» **Required work**
Reproduce the full listing below unchanged, apart from the pictures.

• • • • • • •

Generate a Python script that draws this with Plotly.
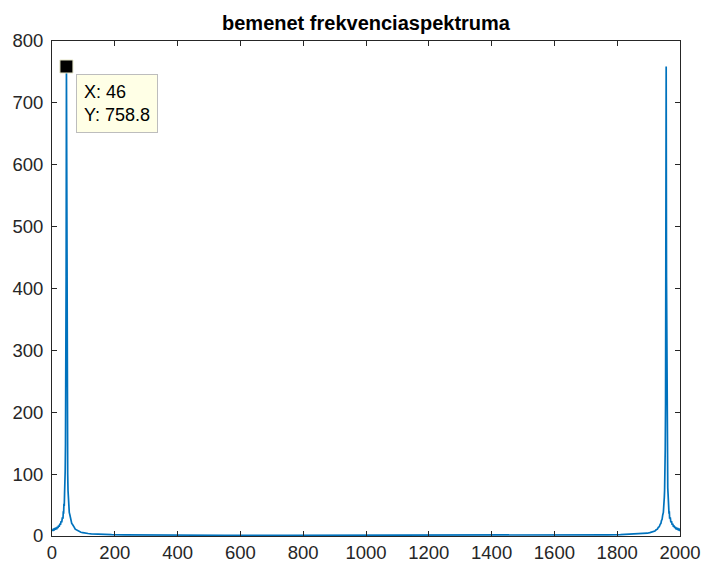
import plotly.graph_objects as go

# Magnitude spectrum samples (bin index, |X|)
left_x = [1, 3, 5, 7, 9, 11, 13, 15, 17, 19, 21, 23, 25, 27, 29, 31, 33, 35,
          36, 37, 38, 39, 40, 41, 42, 43, 44, 45, 46, 47, 48, 49, 50, 51, 52,
          53, 54, 55, 57, 59, 61, 63, 65, 68, 71, 74, 78, 82, 86, 92, 98, 106,
          115, 125, 140]
left_y = [11, 8, 12, 9, 13, 10, 14, 11, 15, 13, 17, 15, 20, 18, 24, 22, 30, 28,
          40, 36, 52, 48, 68, 78, 105, 150, 230, 420, 758.8, 400, 215, 140, 100,
          74, 62, 50, 46, 38, 34, 27, 25, 20, 19, 15, 14, 11, 10, 8, 7.5, 6, 5.5,
          4.5, 4, 3.5, 3]

mid_x = [160, 190, 230, 300, 400, 550, 750, 1000, 1250, 1450, 1600, 1700,
         1770, 1810, 1840]
mid_y = [2.6, 2.2, 1.9, 1.6, 1.4, 1.2, 1.1, 1.0, 1.1, 1.2, 1.4, 1.6, 1.9, 2.2,
         2.6]

right_x = [1862, 1877, 1887, 1896, 1904, 1910, 1916, 1920, 1924, 1928, 1931,
           1934, 1937, 1939, 1941, 1943, 1945, 1947, 1948, 1949, 1950, 1951,
           1952, 1953, 1954, 1955, 1956, 1957, 1958, 1959, 1960, 1961, 1962,
           1963, 1964, 1965, 1966, 1967, 1969, 1971, 1973, 1975, 1977, 1979,
           1981, 1983, 1985, 1987, 1989, 1991, 1993, 1995, 1997, 1999, 2000]
right_y = [3, 3.5, 4, 4.5, 5.5, 6, 7.5, 8, 10, 11, 14, 15, 19, 20, 25, 27, 34,
           38, 46, 50, 62, 74, 100, 140, 215, 400, 758.8, 420, 230, 150, 105,
           78, 68, 48, 52, 36, 40, 28, 30, 22, 24, 18, 20, 15, 17, 13, 15, 11,
           14, 10, 13, 9, 12, 8, 11]

x_vals = left_x + mid_x + right_x
y_vals = left_y + mid_y + right_y

# Data tip
tip_x = 46
tip_y = 758.8

x_ticks = list(range(0, 2001, 200))
y_ticks = list(range(0, 801, 100))

axis_color = "#262626"
font_family = "Liberation Sans, Arial, Helvetica, sans-serif"

fig = go.Figure()
fig.add_trace(go.Scatter(
    x=x_vals, y=y_vals, mode="lines",
    line=dict(color="#0072BD", width=1.7),
    hoverinfo="skip", showlegend=False,
))
fig.add_trace(go.Scatter(
    x=[tip_x], y=[tip_y], mode="markers",
    marker=dict(symbol="square", size=13, color="black",
                line=dict(color="#e6e6c8", width=1)),
    hoverinfo="skip", showlegend=False,
))

fig.add_annotation(
    x=tip_x, y=tip_y, xref="x", yref="y",
    text=f"X: {tip_x}<br>Y: {tip_y}",
    showarrow=False, xanchor="left", yanchor="top",
    xshift=10, yshift=-8, align="left",
    font=dict(family=font_family, size=18, color="black"),
    bgcolor="#ffffe6", bordercolor="#bdbdbd", borderwidth=1, borderpad=7,
)

axis_common = dict(
    showgrid=False, zeroline=False, automargin=False,
    showline=True, linecolor=axis_color, linewidth=1, mirror="ticks",
    ticks="inside", ticklen=5, tickwidth=1, tickcolor=axis_color,
    tickfont=dict(family=font_family, size=18.5, color=axis_color),
)

fig.update_xaxes(range=[0, 2000], tickvals=x_ticks,
                 ticktext=[str(v) for v in x_ticks], **axis_common)
fig.update_yaxes(range=[0, 800], tickvals=y_ticks,
                 ticktext=[str(v) for v in y_ticks], ticklabelstandoff=4,
                 **axis_common)

fig.update_layout(
    width=704, height=569,
    margin=dict(l=52, r=24, t=41, b=33, pad=0),
    paper_bgcolor="white", plot_bgcolor="white",
    title=dict(
        text="bemenet frekvenciaspektruma",
        x=(52 + 680) / 2 / 704, xanchor="center",
        y=1 - 23 / 569, yanchor="middle",
        font=dict(family=font_family, size=20, color="black", weight="bold"),
    ),
)

fig.write_html("out.html")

• • • • • • •

» **Written response**
Generate a Python script that draws this with Plotly.
import plotly.graph_objects as go

# Magnitude spectrum samples (bin index, |X|)
left_x = [1, 3, 5, 7, 9, 11, 13, 15, 17, 19, 21, 23, 25, 27, 29, 31, 33, 35,
          36, 37, 38, 39, 40, 41, 42, 43, 44, 45, 46, 47, 48, 49, 50, 51, 52,
          53, 54, 55, 57, 59, 61, 63, 65, 68, 71, 74, 78, 82, 86, 92, 98, 106,
          115, 125, 140]
left_y = [11, 8, 12, 9, 13, 10, 14, 11, 15, 13, 17, 15, 20, 18, 24, 22, 30, 28,
          40, 36, 52, 48, 68, 78, 105, 150, 230, 420, 758.8, 400, 215, 140, 100,
          74, 62, 50, 46, 38, 34, 27, 25, 20, 19, 15, 14, 11, 10, 8, 7.5, 6, 5.5,
          4.5, 4, 3.5, 3]

mid_x = [160, 190, 230, 300, 400, 550, 750, 1000, 1250, 1450, 1600, 1700,
         1770, 1810, 1840]
mid_y = [2.6, 2.2, 1.9, 1.6, 1.4, 1.2, 1.1, 1.0, 1.1, 1.2, 1.4, 1.6, 1.9, 2.2,
         2.6]

right_x = [1862, 1877, 1887, 1896, 1904, 1910, 1916, 1920, 1924, 1928, 1931,
           1934, 1937, 1939, 1941, 1943, 1945, 1947, 1948, 1949, 1950, 1951,
           1952, 1953, 1954, 1955, 1956, 1957, 1958, 1959, 1960, 1961, 1962,
           1963, 1964, 1965, 1966, 1967, 1969, 1971, 1973, 1975, 1977, 1979,
           1981, 1983, 1985, 1987, 1989, 1991, 1993, 1995, 1997, 1999, 2000]
right_y = [3, 3.5, 4, 4.5, 5.5, 6, 7.5, 8, 10, 11, 14, 15, 19, 20, 25, 27, 34,
           38, 46, 50, 62, 74, 100, 140, 215, 400, 758.8, 420, 230, 150, 105,
           78, 68, 48, 52, 36, 40, 28, 30, 22, 24, 18, 20, 15, 17, 13, 15, 11,
           14, 10, 13, 9, 12, 8, 11]

x_vals = left_x + mid_x + right_x
y_vals = left_y + mid_y + right_y

# Data tip
tip_x = 46
tip_y = 758.8

x_ticks = list(range(0, 2001, 200))
y_ticks = list(range(0, 801, 100))

axis_color = "#262626"
font_family = "Liberation Sans, Arial, Helvetica, sans-serif"

fig = go.Figure()
fig.add_trace(go.Scatter(
    x=x_vals, y=y_vals, mode="lines",
    line=dict(color="#0072BD", width=1.7),
    hoverinfo="skip", showlegend=False,
))
fig.add_trace(go.Scatter(
    x=[tip_x], y=[tip_y], mode="markers",
    marker=dict(symbol="square", size=13, color="black",
                line=dict(color="#e6e6c8", width=1)),
    hoverinfo="skip", showlegend=False,
))

fig.add_annotation(
    x=tip_x, y=tip_y, xref="x", yref="y",
    text=f"X: {tip_x}<br>Y: {tip_y}",
    showarrow=False, xanchor="left", yanchor="top",
    xshift=10, yshift=-8, align="left",
    font=dict(family=font_family, size=18, color="black"),
    bgcolor="#ffffe6", bordercolor="#bdbdbd", borderwidth=1, borderpad=7,
)

axis_common = dict(
    showgrid=False, zeroline=False, automargin=False,
    showline=True, linecolor=axis_color, linewidth=1, mirror="ticks",
    ticks="inside", ticklen=5, tickwidth=1, tickcolor=axis_color,
    tickfont=dict(family=font_family, size=18.5, color=axis_color),
)

fig.update_xaxes(range=[0, 2000], tickvals=x_ticks,
                 ticktext=[str(v) for v in x_ticks], **axis_common)
fig.update_yaxes(range=[0, 800], tickvals=y_ticks,
                 ticktext=[str(v) for v in y_ticks], ticklabelstandoff=4,
                 **axis_common)

fig.update_layout(
    width=704, height=569,
    margin=dict(l=52, r=24, t=41, b=33, pad=0),
    paper_bgcolor="white", plot_bgcolor="white",
    title=dict(
        text="bemenet frekvenciaspektruma",
        x=(52 + 680) / 2 / 704, xanchor="center",
        y=1 - 23 / 569, yanchor="middle",
        font=dict(family=font_family, size=20, color="black", weight="bold"),
    ),
)

fig.write_html("out.html")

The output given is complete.